- _STATED GOAL_
Give the data again exactly as written, skipping any pictures.

- _SOURCE MATERIAL_
- - -

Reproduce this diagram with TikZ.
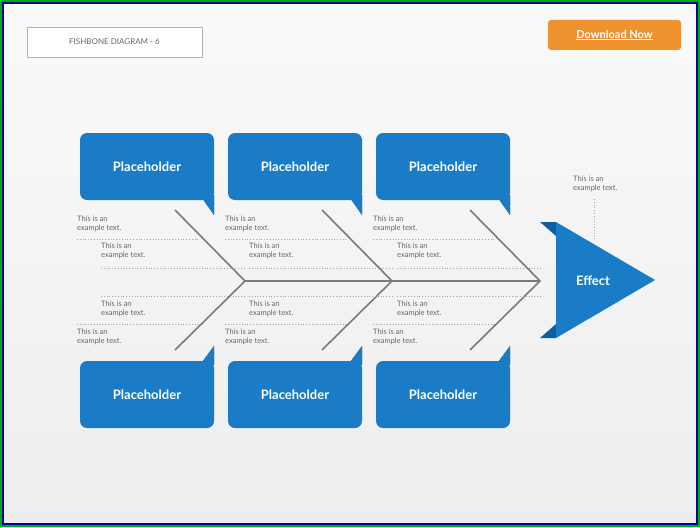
\documentclass[tikz,border=0pt]{standalone}
\usepackage{fontspec}
\setmainfont{Lato}
\begin{document}
\begin{tikzpicture}[x=1pt,y=-1pt,
  box/.style={fill=boxblue,rounded corners=7pt,text=white,font=\fontsize{13}{15}\selectfont\bfseries},
  ex/.style={anchor=north west,align=left,text=txtgray,font=\fontsize{7.5}{9}\selectfont,inner sep=0pt},
  dots/.style={dotted,draw=gray!70,line width=0.8pt},
  bone/.style={draw=bonegray,line width=1.6pt}]
\definecolor{boxblue}{HTML}{1A7CC6}
\definecolor{darkblue}{HTML}{0D5EA3}
\definecolor{txtgray}{HTML}{666666}
\definecolor{bonegray}{HTML}{7A7A7A}
\definecolor{orng}{HTML}{F0922E}
\useasboundingbox (0,0) rectangle (700,527);
\shade[top color=gray!4,bottom color=gray!14] (0,0) rectangle (700,527);
\draw[green!70!black,line width=2pt] (1,1) rectangle (699,526);
\draw[blue!70!black,line width=1.5pt] (3,3) rectangle (697,524);
% title
\node[draw=gray!60,fill=white,minimum width=175pt,minimum height=30pt,text=txtgray,font=\fontsize{8}{10}\selectfont] (title) at (114.5,42) {FISHBONE DIAGRAM - 6};
\node[fill=orng,rounded corners=3pt,minimum width=133pt,minimum height=30pt,text=white,font=\fontsize{11}{13}\selectfont\bfseries] (dl) at (614.5,35) {\underline{Download Now}};
% spine and bones
\coordinate (j1) at (245,281); \coordinate (j2) at (392,281); \coordinate (j3) at (540,281);
\coordinate (t1) at (175,210); \coordinate (t2) at (322,210); \coordinate (t3) at (470,210);
\coordinate (b1) at (175,350); \coordinate (b2) at (322,350); \coordinate (b3) at (470,350);
\draw[bone] (j1) -- (j3);
\foreach \i in {1,2,3}{\draw[bone] (t\i) -- (j\i) -- (b\i);}
% boxes
\foreach \i/\x in {1/80,2/228,3/376}{
  \fill[darkblue] (\x+120,195) -- (\x+134,195) -- (\x+134,215) -- cycle;
  \fill[boxblue] (\x+120,195) -- (\x+134,195) -- (\x+134,215) -- cycle;
  \fill[darkblue] (\x+120,365) -- (\x+134,365) -- (\x+134,346) -- cycle;
  \fill[boxblue] (\x+120,365) -- (\x+134,365) -- (\x+134,346) -- cycle;
  \node[box,minimum width=134pt,minimum height=67pt] (top\i) at (\x+67,166.5) {Placeholder};
  \node[box,minimum width=134pt,minimum height=67pt] (bot\i) at (\x+67,394.5) {Placeholder};
  \node[ex] (a\i) at (\x-3,216) {This is an\\example text.};
  \draw[dots] (\x-3,239) -- (\x+120,239);
  \node[ex] (b\i) at (\x+21,243) {This is an\\example text.};
  \draw[dots] (\x+21,268) -- (\x+165,268);
  \draw[dots] (\x+21,296) -- (\x+165,296);
  \node[ex] (c\i) at (\x+21,301) {This is an\\example text.};
  \draw[dots] (\x-3,324) -- (\x+120,324);
  \node[ex] (d\i) at (\x-3,329) {This is an\\example text.};
}
% effect
\fill[darkblue] (540,222) -- (556,222) -- (556,236) -- cycle;
\fill[darkblue] (540,338) -- (556,338) -- (556,324) -- cycle;
\fill[boxblue] (556,222) -- (655,280) -- (556,338) -- cycle;
\node[text=white,font=\fontsize{13}{15}\selectfont\bfseries] (eff) at (593,281) {Effect};
\node[ex] (e) at (573,176) {This is an\\example text.};
\draw[dots] (594,199) -- (594,240);
\end{tikzpicture}
\end{document}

- - -

- _SOLUTION TO THE EXERCISE_
Reproduce this diagram with TikZ.
\documentclass[tikz,border=0pt]{standalone}
\usepackage{fontspec}
\setmainfont{Lato}
\begin{document}
\begin{tikzpicture}[x=1pt,y=-1pt,
  box/.style={fill=boxblue,rounded corners=7pt,text=white,font=\fontsize{13}{15}\selectfont\bfseries},
  ex/.style={anchor=north west,align=left,text=txtgray,font=\fontsize{7.5}{9}\selectfont,inner sep=0pt},
  dots/.style={dotted,draw=gray!70,line width=0.8pt},
  bone/.style={draw=bonegray,line width=1.6pt}]
\definecolor{boxblue}{HTML}{1A7CC6}
\definecolor{darkblue}{HTML}{0D5EA3}
\definecolor{txtgray}{HTML}{666666}
\definecolor{bonegray}{HTML}{7A7A7A}
\definecolor{orng}{HTML}{F0922E}
\useasboundingbox (0,0) rectangle (700,527);
\shade[top color=gray!4,bottom color=gray!14] (0,0) rectangle (700,527);
\draw[green!70!black,line width=2pt] (1,1) rectangle (699,526);
\draw[blue!70!black,line width=1.5pt] (3,3) rectangle (697,524);
% title
\node[draw=gray!60,fill=white,minimum width=175pt,minimum height=30pt,text=txtgray,font=\fontsize{8}{10}\selectfont] (title) at (114.5,42) {FISHBONE DIAGRAM - 6};
\node[fill=orng,rounded corners=3pt,minimum width=133pt,minimum height=30pt,text=white,font=\fontsize{11}{13}\selectfont\bfseries] (dl) at (614.5,35) {\underline{Download Now}};
% spine and bones
\coordinate (j1) at (245,281); \coordinate (j2) at (392,281); \coordinate (j3) at (540,281);
\coordinate (t1) at (175,210); \coordinate (t2) at (322,210); \coordinate (t3) at (470,210);
\coordinate (b1) at (175,350); \coordinate (b2) at (322,350); \coordinate (b3) at (470,350);
\draw[bone] (j1) -- (j3);
\foreach \i in {1,2,3}{\draw[bone] (t\i) -- (j\i) -- (b\i);}
% boxes
\foreach \i/\x in {1/80,2/228,3/376}{
  \fill[darkblue] (\x+120,195) -- (\x+134,195) -- (\x+134,215) -- cycle;
  \fill[boxblue] (\x+120,195) -- (\x+134,195) -- (\x+134,215) -- cycle;
  \fill[darkblue] (\x+120,365) -- (\x+134,365) -- (\x+134,346) -- cycle;
  \fill[boxblue] (\x+120,365) -- (\x+134,365) -- (\x+134,346) -- cycle;
  \node[box,minimum width=134pt,minimum height=67pt] (top\i) at (\x+67,166.5) {Placeholder};
  \node[box,minimum width=134pt,minimum height=67pt] (bot\i) at (\x+67,394.5) {Placeholder};
  \node[ex] (a\i) at (\x-3,216) {This is an\\example text.};
  \draw[dots] (\x-3,239) -- (\x+120,239);
  \node[ex] (b\i) at (\x+21,243) {This is an\\example text.};
  \draw[dots] (\x+21,268) -- (\x+165,268);
  \draw[dots] (\x+21,296) -- (\x+165,296);
  \node[ex] (c\i) at (\x+21,301) {This is an\\example text.};
  \draw[dots] (\x-3,324) -- (\x+120,324);
  \node[ex] (d\i) at (\x-3,329) {This is an\\example text.};
}
% effect
\fill[darkblue] (540,222) -- (556,222) -- (556,236) -- cycle;
\fill[darkblue] (540,338) -- (556,338) -- (556,324) -- cycle;
\fill[boxblue] (556,222) -- (655,280) -- (556,338) -- cycle;
\node[text=white,font=\fontsize{13}{15}\selectfont\bfseries] (eff) at (593,281) {Effect};
\node[ex] (e) at (573,176) {This is an\\example text.};
\draw[dots] (594,199) -- (594,240);
\end{tikzpicture}
\end{document}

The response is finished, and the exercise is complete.